** START **
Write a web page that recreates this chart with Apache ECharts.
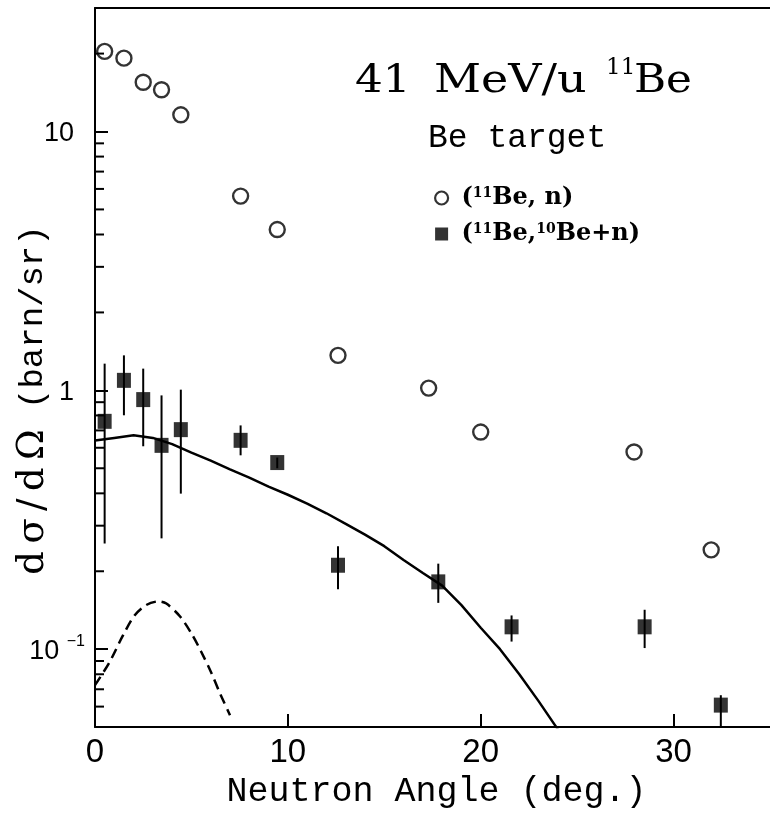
<!DOCTYPE html>
<html>
<head>
<meta charset="utf-8">
<script src="https://cdn.jsdelivr.net/npm/echarts@6/dist/echarts.min.js"></script>
<style>html,body{margin:0;padding:0;background:#fff}#c{width:770px;height:814px}</style>
</head>
<body>
<div id="c"></div>
<script>
// (11Be, n) open circles
const inclAngle = [0.5, 1.5, 2.5, 3.45, 4.45, 7.55, 9.45, 12.6, 17.3, 20.0, 27.95, 31.95];
const inclValue = [20.4, 19.2, 15.5, 14.5, 11.6, 5.63, 4.18, 1.365, 1.02, 0.69, 0.578, 0.242];

// (11Be, 10Be+n) filled squares with error bars
const coinAngle = [0.5, 1.5, 2.5, 3.45, 4.45, 7.55, 9.45, 12.6, 17.8, 21.6, 28.5, 32.45];
const coinValue = [0.759, 1.093, 0.921, 0.613, 0.705, 0.641, 0.526, 0.211, 0.182, 0.122, 0.122, 0.0608];
const coinLow   = [0.256, 0.801, 0.608, 0.268, 0.399, 0.561, 0.50, 0.1705, 0.151, 0.107, 0.101, 0.045];
const coinHigh  = [1.268, 1.365, 1.213, 0.956, 1.006, 0.732, 0.55, 0.25, 0.214, 0.135, 0.142, 0.0664];

// solid theory curve
const solidAngle = [0, 1, 2, 3, 4, 5, 6, 7, 8, 9, 10, 11, 12, 13, 14, 15, 16, 17, 18, 19, 20, 21, 22, 23, 24];
const solidValue = [0.64, 0.655, 0.67, 0.655, 0.62, 0.575, 0.535, 0.495, 0.46, 0.425, 0.395, 0.365, 0.335, 0.305, 0.277, 0.25, 0.221, 0.197, 0.176, 0.148, 0.121, 0.1, 0.08, 0.063, 0.049];

// dashed curve
const dashAngle = [0, 0.75, 1.45, 2.05, 2.65, 3.3, 3.7, 4.4, 5.0, 5.5, 6.0, 6.5, 7.0];
const dashValue = [0.0726, 0.089, 0.113, 0.135, 0.148, 0.153, 0.150, 0.134, 0.115, 0.098, 0.082, 0.067, 0.0556];

// minor ticks of the log axis
const yMinorTicks = [0.06, 0.07, 0.08, 0.09, 0.2, 0.3, 0.4, 0.5, 0.6, 0.7, 0.8, 0.9, 2, 3, 4, 5, 6, 7, 8, 9, 20];

const xTitle = 'Neutron Angle (deg.)';

const zip = (a, b) => a.map((v, i) => [v, b[i]]);

const chart = echarts.init(document.getElementById('c'), null, {renderer: 'canvas'});
const monoFont = 'Liberation Mono';
const serifFont = 'DejaVu Serif';

chart.setOption({
  animation: false,
  backgroundColor: '#fff',
  grid: {left: 95, right: -9, top: 8, bottom: 86},
  xAxis: [{
    type: 'value', min: 0, max: 35, interval: 10,
    axisLine: {show: true, lineStyle: {color: '#000', width: 2}},
    axisTick: {show: true, inside: true, length: 13, lineStyle: {color: '#000', width: 2}},
    splitLine: {show: false},
    axisLabel: {color: '#000', fontFamily: 'Liberation Sans', fontSize: 33, margin: 9, showMaxLabel: false},
    name: xTitle, nameLocation: 'middle', nameGap: 41,
    nameTextStyle: {color: '#000', fontFamily: monoFont, fontSize: 35, verticalAlign: 'top', padding: [0, 0, 0, 8]}
  }, {
    type: 'value', min: 0, max: 35, position: 'top',
    axisLine: {show: true, onZero: false, lineStyle: {color: '#000', width: 2}},
    axisTick: {show: false}, axisLabel: {show: false}, splitLine: {show: false}
  }],
  yAxis: {
    type: 'log', logBase: 10, min: 0.05, max: 30,
    axisLine: {show: true, lineStyle: {color: '#000', width: 2}},
    axisTick: {show: true, inside: true, length: 13, lineStyle: {color: '#000', width: 2}},
    splitLine: {show: false},
    minorTick: {show: false},
    axisLabel: {
      color: '#000', margin: 10,
      formatter: function (v) {
        const k = Math.log10(v);
        if (Math.abs(k - 1) < 1e-6) return '{a|10}';
        if (Math.abs(k) < 1e-6) return '{a|1}';
        if (Math.abs(k + 1) < 1e-6) return '{b|10 }{s|−1}';
        return '';
      },
      rich: {
        a: {fontFamily: 'Liberation Sans', fontSize: 27, color: '#000', padding: [4, 11, 0, 0]},
        b: {fontFamily: 'Liberation Sans', fontSize: 27, color: '#000', padding: [4, 0, 0, 0]},
        s: {fontFamily: 'Liberation Sans', fontSize: 16, color: '#000', verticalAlign: 'top', padding: [0, 0, 10, 0]}
      }
    }
  },
  legend: {
    orient: 'vertical', left: 429, top: 181,
    itemWidth: 13, itemHeight: 13, itemGap: 12,
    data: [
      {name: 'incl', icon: 'circle', itemStyle: {color: '#fff', borderColor: '#000', borderWidth: 2.2}},
      {name: 'coin', icon: 'rect', itemStyle: {color: '#000'}}
    ],
    formatter: function (name) {
      return name === 'incl' ? ' ({s|11}Be, n)' : ' ({s|11}Be,{s|10}Be+n)';
    },
    textStyle: {
      color: '#000', fontFamily: serifFont, fontSize: 24, fontWeight: 'bold',
      rich: {s: {fontFamily: serifFont, fontSize: 14, fontWeight: 'bold', color: '#000', verticalAlign: 'top', padding: [0, 0, 9, 0]}}
    }
  },
  graphic: [
    {type: 'text', left: 355, top: 62, scaleX: 1.12, style: {
      text: '41', fill: '#000', font: '39px "DejaVu Serif"'
    }},
    {type: 'text', left: 434, top: 62, scaleX: 1.18, style: {
      text: 'MeV/u', fill: '#000', font: '39px "DejaVu Serif"'
    }},
    {type: 'text', left: 606, top: 57, style: {
      text: '11', fill: '#000', font: '23px "DejaVu Serif"'
    }},
    {type: 'text', left: 634, top: 62, scaleX: 1.12, style: {
      text: 'Be', fill: '#000', font: '39px "DejaVu Serif"'
    }},
    {type: 'text', left: 428, top: 122, style: {
      text: 'Be target', fill: '#000', font: '33px "Liberation Mono"'
    }},
    {type: 'text', x: 33, y: 400, rotation: Math.PI / 2, style: {
      text: '{g|d\u2009σ\u2009/\u2009d\u2009Ω} (barn/sr)', fill: '#000',
      font: '34px "Liberation Mono"', align: 'center', verticalAlign: 'middle',
      rich: {g: {fontFamily: serifFont, fontSize: 37, fill: '#000'}}
    }}
  ],
  series: [
    {
      type: 'custom', name: 'ticks', silent: true, clip: false,
      data: yMinorTicks.map(v => [0, v]),
      encode: {x: 0, y: 1},
      renderItem: function (params, api) {
        const p = api.coord([0, api.value(1)]);
        return {type: 'line', shape: {x1: p[0], y1: p[1], x2: p[0] + 9, y2: p[1]}, style: {stroke: '#000', lineWidth: 2}};
      }
    },
    {
      type: 'line', name: 'solid', data: zip(solidAngle, solidValue),
      showSymbol: false, symbol: 'none', clip: true,
      lineStyle: {color: '#000', width: 2.5}
    },
    {
      type: 'line', name: 'dashed', data: zip(dashAngle, dashValue),
      showSymbol: false, symbol: 'none', smooth: 0.3, clip: true,
      lineStyle: {color: '#000', width: 2.5, type: [10, 6]}
    },
    {
      type: 'custom', name: 'err', clip: true,
      data: coinAngle.map((x, i) => [x, coinLow[i], coinHigh[i]]),
      encode: {x: 0, y: [1, 2]},
      renderItem: function (params, api) {
        const a = api.coord([api.value(0), api.value(1)]);
        const b = api.coord([api.value(0), api.value(2)]);
        return {type: 'line', shape: {x1: a[0], y1: a[1], x2: b[0], y2: b[1]}, style: {stroke: '#000', lineWidth: 2}};
      }
    },
    {
      type: 'scatter', name: 'incl', data: zip(inclAngle, inclValue),
      symbol: 'circle', symbolSize: 15,
      itemStyle: {color: 'rgba(255,255,255,0)', borderColor: '#000', borderWidth: 2.4}
    },
    {
      type: 'scatter', name: 'coin', data: zip(coinAngle, coinValue),
      symbol: 'rect', symbolSize: [14, 15],
      itemStyle: {color: '#000'}
    }
  ]
});
</script>
</body>
</html>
** END **
**Directive**
Write out exactly the opening lines of the data, stopping after the line that holds "0.08, 0.063, 0.049];". Exclude pictures.

**Reply to the task**
Write a web page that recreates this chart with Apache ECharts.
<!DOCTYPE html>
<html>
<head>
<meta charset="utf-8">
<script src="https://cdn.jsdelivr.net/npm/echarts@6/dist/echarts.min.js"></script>
<style>html,body{margin:0;padding:0;background:#fff}#c{width:770px;height:814px}</style>
</head>
<body>
<div id="c"></div>
<script>
// (11Be, n) open circles
const inclAngle = [0.5, 1.5, 2.5, 3.45, 4.45, 7.55, 9.45, 12.6, 17.3, 20.0, 27.95, 31.95];
const inclValue = [20.4, 19.2, 15.5, 14.5, 11.6, 5.63, 4.18, 1.365, 1.02, 0.69, 0.578, 0.242];

// (11Be, 10Be+n) filled squares with error bars
const coinAngle = [0.5, 1.5, 2.5, 3.45, 4.45, 7.55, 9.45, 12.6, 17.8, 21.6, 28.5, 32.45];
const coinValue = [0.759, 1.093, 0.921, 0.613, 0.705, 0.641, 0.526, 0.211, 0.182, 0.122, 0.122, 0.0608];
const coinLow   = [0.256, 0.801, 0.608, 0.268, 0.399, 0.561, 0.50, 0.1705, 0.151, 0.107, 0.101, 0.045];
const coinHigh  = [1.268, 1.365, 1.213, 0.956, 1.006, 0.732, 0.55, 0.25, 0.214, 0.135, 0.142, 0.0664];

// solid theory curve
const solidAngle = [0, 1, 2, 3, 4, 5, 6, 7, 8, 9, 10, 11, 12, 13, 14, 15, 16, 17, 18, 19, 20, 21, 22, 23, 24];
const solidValue = [0.64, 0.655, 0.67, 0.655, 0.62, 0.575, 0.535, 0.495, 0.46, 0.425, 0.395, 0.365, 0.335, 0.305, 0.277, 0.25, 0.221, 0.197, 0.176, 0.148, 0.121, 0.1, 0.08, 0.063, 0.049];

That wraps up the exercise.